A new swing stepped onto campus with its first meeting Feb. 7.
The Country Western Swing Dancing Club meets every Saturday from 7-8 p.m. in the Old Snack Bar, according to the club’s founder and leader, freshman Morgan Sites.
“I just hope we have enough people to form a good community of people who love to do it,” Sites said. “That’s all I’m really here for, is just to have fun and dance.”
Sites said the country western swing club is a subdivision of Hillsdale’s main swing club, the Hepcats Swing Club, that meets every Friday night from 8-11 p.m. in the Old Snack Bar. This Friday, the country swing club will join Hepcats for a country swing night, according to Sites.

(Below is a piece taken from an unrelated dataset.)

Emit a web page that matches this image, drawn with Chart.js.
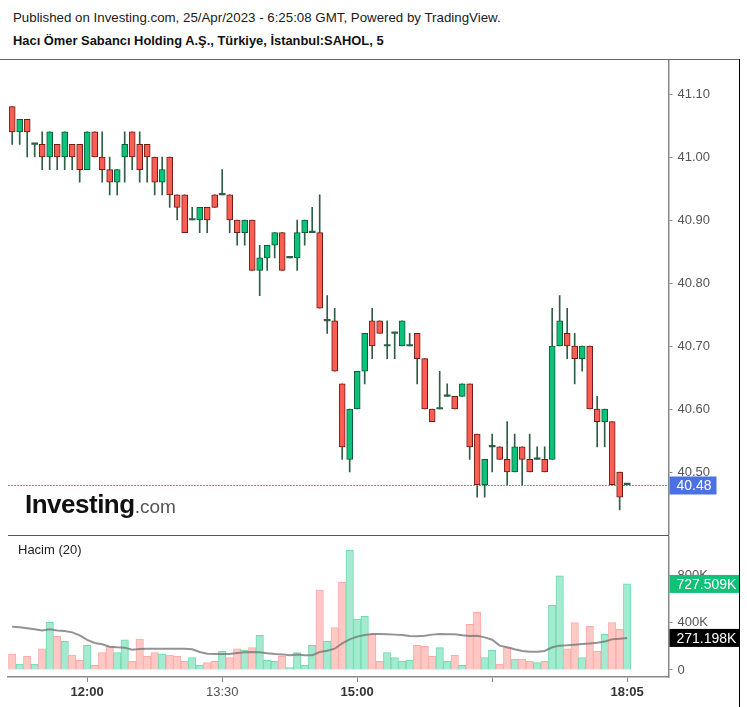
<!DOCTYPE html>
<html>
<head>
<meta charset="utf-8">
<script src="https://cdn.jsdelivr.net/npm/chart.js@4.4.0/dist/chart.umd.min.js"></script>
<style>
  body { margin: 0; background: #fff; width: 747px; height: 707px; overflow: hidden; position: relative;
         font-family: "Liberation Sans", Arial, sans-serif; }
  .abs { position: absolute; }
  #hdr1 { left: 13px; top: 10px; font-size: 13.3px; color: #1a1a1a; white-space: nowrap; }
  #hdr2 { left: 13px; top: 33px; font-size: 12.9px; font-weight: bold; color: #111; white-space: nowrap; }
  #topLine { left: 0; top: 59px; width: 740px; height: 1px; background: #666; }
  #sepLine { left: 8px; top: 535px; width: 661px; height: 1px; background: #555; }
  #rBorder { left: 739px; top: 59px; width: 1px; height: 648px; background: #000; }
  #logo { left: 25px; top: 489px; white-space: nowrap; }
  #logo b { font-size: 26px; color: #111; letter-spacing: -0.5px; }
  #logo span { font-size: 19px; color: #555; }
  #volTitle { left: 18px; top: 542px; font-size: 13px; color: #222; }
  #priceCanvas { left: 0; top: 60px; width: 747px; height: 475px; }
  #volCanvas { left: 0; top: 536px; width: 747px; height: 171px; }
</style>
</head>
<body>
<div id="hdr1" class="abs">Published on Investing.com, 25/Apr/2023 - 6:25:08 GMT, Powered by TradingView.</div>
<div id="hdr2" class="abs">Hacı Ömer Sabancı Holding A.Ş., Türkiye, İstanbul:SAHOL, 5</div>
<canvas id="priceCanvas" class="abs" width="747" height="475"></canvas>
<canvas id="volCanvas" class="abs" width="747" height="171"></canvas>
<div id="topLine" class="abs"></div>
<div id="sepLine" class="abs"></div>
<div id="rBorder" class="abs"></div>
<div id="logo" class="abs"><b>Investing</b><span>.com</span></div>
<div id="volTitle" class="abs">Hacim (20)</div>

<script>
// 5-minute bars, 11:10 .. 17:55, then the 18:05 closing bar
const categories = [];
for (let m = 11 * 60 + 10; m <= 17 * 60 + 55; m += 5) {
  categories.push(String(Math.floor(m / 60)).padStart(2, '0') + ':' + String(m % 60).padStart(2, '0'));
}
categories.push('18:05');

const opens = [
  41.08, 41.04, 41.06, 41.02, 41.02, 41.00, 41.02, 41.00, 41.02, 41.02,
  40.98, 41.04, 41.00, 40.98, 40.96, 41.00, 41.04, 41.02, 41.02, 41.00,
  40.96, 41.00, 40.94, 40.94, 40.90, 40.90, 40.92, 40.94, 40.94, 40.94,
  40.90, 40.88, 40.90, 40.82, 40.84, 40.86, 40.88, 40.84, 40.84, 40.88,
  40.88, 40.88, 40.74, 40.74, 40.64, 40.52, 40.60, 40.66, 40.74, 40.74,
  40.70, 40.72, 40.70, 40.70, 40.72, 40.68, 40.60, 40.60, 40.62, 40.62,
  40.62, 40.64, 40.56, 40.48, 40.54, 40.54, 40.52, 40.50, 40.54, 40.52,
  40.52, 40.52, 40.52, 40.70, 40.72, 40.70, 40.68, 40.70, 40.60, 40.58,
  40.58, 40.50, 40.48
];
const highs = [
  41.08, 41.06, 41.06, 41.02, 41.04, 41.04, 41.02, 41.04, 41.02, 41.02,
  41.04, 41.04, 41.04, 41.00, 40.98, 41.04, 41.04, 41.04, 41.02, 41.00,
  41.00, 41.00, 40.94, 40.94, 40.92, 40.92, 40.92, 40.94, 40.98, 40.94,
  40.90, 40.90, 40.90, 40.86, 40.86, 40.88, 40.88, 40.84, 40.90, 40.90,
  40.92, 40.94, 40.78, 40.76, 40.64, 40.60, 40.66, 40.72, 40.76, 40.74,
  40.74, 40.72, 40.74, 40.72, 40.72, 40.68, 40.60, 40.66, 40.64, 40.62,
  40.64, 40.64, 40.56, 40.52, 40.56, 40.54, 40.58, 40.56, 40.54, 40.56,
  40.54, 40.54, 40.76, 40.78, 40.76, 40.72, 40.70, 40.70, 40.62, 40.60,
  40.58, 40.50, 40.48
];
const lows = [
  41.02, 41.02, 41.00, 41.00, 40.98, 40.98, 40.98, 40.98, 40.98, 40.96,
  40.98, 41.00, 40.96, 40.94, 40.94, 40.96, 40.98, 40.96, 40.96, 40.94,
  40.94, 40.92, 40.90, 40.88, 40.90, 40.88, 40.88, 40.92, 40.94, 40.88,
  40.86, 40.86, 40.82, 40.78, 40.82, 40.84, 40.82, 40.84, 40.82, 40.86,
  40.88, 40.76, 40.72, 40.66, 40.52, 40.50, 40.60, 40.64, 40.68, 40.72,
  40.68, 40.68, 40.70, 40.70, 40.64, 40.60, 40.58, 40.60, 40.62, 40.60,
  40.62, 40.52, 40.46, 40.46, 40.50, 40.52, 40.48, 40.50, 40.48, 40.50,
  40.52, 40.50, 40.52, 40.70, 40.68, 40.64, 40.66, 40.60, 40.54, 40.54,
  40.48, 40.44, 40.48
];
const closes = [
  41.04, 41.06, 41.04, 41.02, 41.00, 41.04, 41.00, 41.04, 41.00, 40.98,
  41.04, 41.00, 40.98, 40.96, 40.98, 41.02, 41.00, 40.98, 41.00, 40.96,
  40.98, 40.94, 40.92, 40.88, 40.90, 40.92, 40.90, 40.92, 40.94, 40.90,
  40.88, 40.90, 40.82, 40.84, 40.86, 40.88, 40.82, 40.84, 40.88, 40.90,
  40.88, 40.76, 40.74, 40.66, 40.54, 40.60, 40.66, 40.72, 40.70, 40.72,
  40.70, 40.72, 40.74, 40.70, 40.68, 40.60, 40.58, 40.60, 40.62, 40.60,
  40.64, 40.54, 40.48, 40.52, 40.54, 40.52, 40.50, 40.54, 40.52, 40.50,
  40.52, 40.50, 40.70, 40.74, 40.70, 40.68, 40.70, 40.60, 40.58, 40.60,
  40.48, 40.46, 40.48
];
// volume in thousands
const volumes = [
  135, 51, 116, 51, 178, 403, 285, 242, 127, 82,
  209, 39, 147, 197, 147, 254, 73, 262, 116, 147,
  135, 127, 116, 73, 104, 39, 62, 73, 158, 104,
  178, 166, 189, 293, 82, 73, 116, 20, 147, 39,
  209, 676, 242, 358, 741, 1012, 431, 454, 302, 73,
  147, 104, 73, 82, 209, 200, 116, 189, 73, 124,
  39, 386, 488, 104, 166, 51, 189, 93, 93, 73,
  62, 73, 547, 795, 178, 400, 104, 369, 158, 302,
  400, 344, 727.509
];
// 20-bar volume average
const volumeMA = [
  366, 361, 352, 344, 335, 344, 333, 330, 318, 293,
  254, 228, 217, 197, 192, 189, 172, 178, 180, 180,
  180, 180, 180, 180, 175, 152, 138, 135, 135, 135,
  144, 149, 152, 149, 141, 135, 132, 124, 130, 124,
  124, 152, 163, 180, 225, 259, 282, 296, 304, 304,
  302, 299, 296, 287, 285, 290, 299, 304, 302, 302,
  293, 287, 290, 276, 256, 206, 192, 175, 161, 155,
  155, 161, 192, 206, 209, 214, 220, 225, 231, 240,
  259, 265, 271.198
];
const priceTicks = [40.50, 40.60, 40.70, 40.80, 40.90, 41.00, 41.10];
const volumeTicks = [0, 400, 800];
const volumeTickLabels = ['0', '400K', '800K'];
const timeTickIdx = [10, 28, 46, 64, 82];
const timeTickLabels = ['12:00', '13:30', '15:00', '', '18:05'];
const boldTimeTicks = ['12:00', '15:00', '18:05'];

const UP = '#0cc27a', UP_EDGE = '#0d5b37';
const DOWN = '#fa5d52', DOWN_EDGE = '#6e1d17';
const WICK = '#2f5f46';
const FONT = '"Liberation Sans", Arial, sans-serif';
const X_MIN = -0.56, X_MAX = 87.51;
const AXIS_W = 78.5;

const isUp = i => closes[i] >= opens[i];
const isDoji = i => closes[i] === opens[i];

const bodyPts = categories.map((c, i) => ({ x: i, y: [Math.min(opens[i], closes[i]), Math.max(opens[i], closes[i])] }));
const wickPts = categories.map((c, i) => ({ x: i, y: [lows[i], highs[i]] }));
const volPts = categories.map((c, i) => ({ x: i, y: volumes[i] }));
const maPts = categories.map((c, i) => ({ x: i, y: volumeMA[i] }));

// keep tick labels from pushing the plot area in: the pane fills its canvas
function fitRightAxis(s) {
  s.width = AXIS_W;
  s.paddingTop = 0;
  s.paddingBottom = 0;
}

const lastPriceTag = {
  id: 'lastPriceTag',
  afterDraw(chart) {
    const { ctx, chartArea, scales: { y } } = chart;
    const last = closes[closes.length - 1];
    const py = Math.round(y.getPixelForValue(last)) + 0.5;
    ctx.save();
    ctx.strokeStyle = '#6a8cf0';
    ctx.lineWidth = 1;
    ctx.setLineDash([2, 1]);
    ctx.beginPath();
    ctx.moveTo(chartArea.left, py);
    ctx.lineTo(chartArea.right, py);
    ctx.stroke();
    ctx.fillStyle = '#4a72e6';
    ctx.fillRect(chartArea.right + 1, py - 9, 47, 18);
    ctx.fillStyle = '#fff';
    ctx.font = '14px ' + FONT;
    ctx.textBaseline = 'middle';
    ctx.fillText(last.toFixed(2), chartArea.right + 8, py + 1);
    ctx.restore();
  }
};

const volumeTags = {
  id: 'volumeTags',
  afterDraw(chart) {
    const { ctx, chartArea, scales: { y } } = chart;
    const tags = [
      { v: volumes[volumes.length - 1], bg: '#10c177' },
      { v: volumeMA[volumeMA.length - 1], bg: '#000' }
    ];
    ctx.save();
    ctx.font = '14px ' + FONT;
    ctx.textBaseline = 'middle';
    tags.forEach(t => {
      const py = y.getPixelForValue(t.v);
      ctx.fillStyle = t.bg;
      ctx.fillRect(chartArea.right + 1, py - 9, 70, 18);
      ctx.fillStyle = '#fff';
      ctx.fillText(t.v.toFixed(3) + 'K', chartArea.right + 8, py + 1);
    });
    ctx.restore();
  }
};

const xScale = {
  type: 'linear',
  min: X_MIN,
  max: X_MAX,
  offset: false
};

new Chart(document.getElementById('priceCanvas'), {
  type: 'bar',
  data: {
    datasets: [
      {
        data: bodyPts,
        grouped: false,
        order: 0,
        barThickness: 6,
        minBarLength: 1.5,
        borderSkipped: false,
        borderWidth: ctx => isDoji(ctx.dataIndex) ? 0 : 1,
        backgroundColor: ctx => isDoji(ctx.dataIndex) ? WICK : (isUp(ctx.dataIndex) ? UP : DOWN),
        borderColor: ctx => isUp(ctx.dataIndex) ? UP_EDGE : DOWN_EDGE
      },
      {
        data: wickPts,
        grouped: false,
        order: 1,
        barThickness: 1,
        borderWidth: 0,
        backgroundColor: WICK
      }
    ]
  },
  options: {
    responsive: false,
    maintainAspectRatio: false,
    animation: false,
    devicePixelRatio: 1,
    layout: { autoPadding: false, padding: { left: 8, right: 0, top: 0, bottom: 0 } },
    plugins: { legend: { display: false }, tooltip: { enabled: false } },
    scales: {
      x: { ...xScale, display: false, grid: { offset: false } },
      y: {
        position: 'right',
        min: 40.40,
        max: 41.154,
        afterFit: fitRightAxis,
        afterBuildTicks(s) { s.ticks = priceTicks.map(v => ({ value: v })); },
        ticks: { callback: v => v.toFixed(2), color: '#555', font: { family: FONT, size: 13 }, padding: 5 },
        grid: { drawOnChartArea: false, drawTicks: true, tickLength: 4, color: '#888' },
        border: { color: '#888', width: 1.5 }
      }
    }
  },
  plugins: [lastPriceTag]
});

new Chart(document.getElementById('volCanvas'), {
  type: 'bar',
  data: {
    datasets: [
      {
        type: 'line',
        data: maPts,
        order: 0,
        borderColor: 'rgba(120,120,120,0.8)',
        borderWidth: 2,
        pointRadius: 0,
        tension: 0
      },
      {
        data: volPts,
        grouped: false,
        order: 1,
        barThickness: 7.5,
        borderWidth: 1,
        borderSkipped: 'start',
        backgroundColor: ctx => isUp(ctx.dataIndex) ? '#a4ead0' : '#ffc8c5',
        borderColor: ctx => isUp(ctx.dataIndex) ? '#6fdcae' : '#ffaaa5'
      }
    ]
  },
  options: {
    responsive: false,
    maintainAspectRatio: false,
    animation: false,
    devicePixelRatio: 1,
    layout: { autoPadding: false, padding: { left: 8, right: 0, top: 0, bottom: 0 } },
    plugins: { legend: { display: false }, tooltip: { enabled: false } },
    scales: {
      x: {
        ...xScale,
        afterFit(s) { s.height = 30; s.paddingLeft = 0; s.paddingRight = 0; },
        afterBuildTicks(s) { s.ticks = timeTickIdx.map(v => ({ value: v })); },
        ticks: {
          autoSkip: false,
          maxRotation: 0,
          padding: 3,
          callback: (v, i) => timeTickLabels[i],
          color: ctx => boldTimeTicks.includes(timeTickLabels[ctx.index]) ? '#333' : '#555',
          font: ctx => ({ family: FONT, size: 13, weight: boldTimeTicks.includes(timeTickLabels[ctx.index]) ? 'bold' : 'normal' })
        },
        grid: { offset: false, drawOnChartArea: false, drawTicks: true, tickLength: 5, color: '#888' },
        border: { color: '#888', width: 1.5 }
      },
      y: {
        position: 'right',
        min: -59.2,
        max: 1132.7,
        afterFit: fitRightAxis,
        afterBuildTicks(s) { s.ticks = volumeTicks.map(v => ({ value: v })); },
        ticks: { callback: (v, i) => volumeTickLabels[i], color: '#555', font: { family: FONT, size: 13 }, padding: 5 },
        grid: { drawOnChartArea: false, drawTicks: true, tickLength: 4, color: '#888' },
        border: { color: '#888', width: 1.5 }
      }
    }
  },
  plugins: [volumeTags]
});
</script>
</body>
</html>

The country western club focuses on dancing country swing, opposed to the East Coast and West Coast swing at Hepcats.
“I really prefer country swing to West Coast, and part of that is just because it’s what I’ve grown up doing, and it’s a part of my culture,” Sites said. “It’s what I love. And I think it’s more fun to dance to country music than it is to jazz.”
Sites, who is from Montana, said he grew up learning country swing dancing.
“In Montana, at least at my middle school, they actually teach country western starting through middle school,” Sites said. “And so that’s where I first learned. But then after that, I’ve also done a lot of country swing through 4-H.”
Sites said the basic step for country western swing is simpler, so it allows for more freedom to do complex moves like spinning.
“The main problem with Eastern swing is that you’re moving laterally,” Sites said. “So because of that, whenever you’re spinning, you’re moving in a circle. And so getting back onto, you basically have to force yourself back onto a grid to start moving laterally again in that basic step, whereas with country swing, you don’t have to do that.”
Sophomore Sam Baggott, the lessons coordinator for the Hepcats swing club and an officer for ballroom club, said country swing is danced on a four-step count in a star shape and incorporates aerials.
“With the emergence of country music is when you started getting more two step and country swing,” Baggott said.
Alexis Arnett, an ambassador for Hepcats, said that swing club tries to embody the feeling of the 1920s.
“When you step in a swing club, it’s kind of like taking a step back almost a decade, at least that was what I felt when I first came,” Arnett said.
East Coast swing, usually danced to jazz music, involves a basic triple step where two people rotate around each other, according to Baggott.
“East Coast was based off of the classic jazz step — peppy, steppy, hoppy, and energetic,” Arnett said.
The basic step for West Coast swing is on six counts and involves freestyle and improvisation, according to Baggott. It is typically danced in a line to more modern songs.
“West Coast relied a lot more on when more emotional, slower songs started coming out,” Arnett said. “It was much more fluid.”
Baggott said Hepcats started teaching and dancing to West Coast swing this semester in addition to East Coast.
“People have loved the newer styles, newer music, dancing to newer songs,” Arnett said. “And so we’ve added a West Coast portion to our teaching element before we open up free dance.”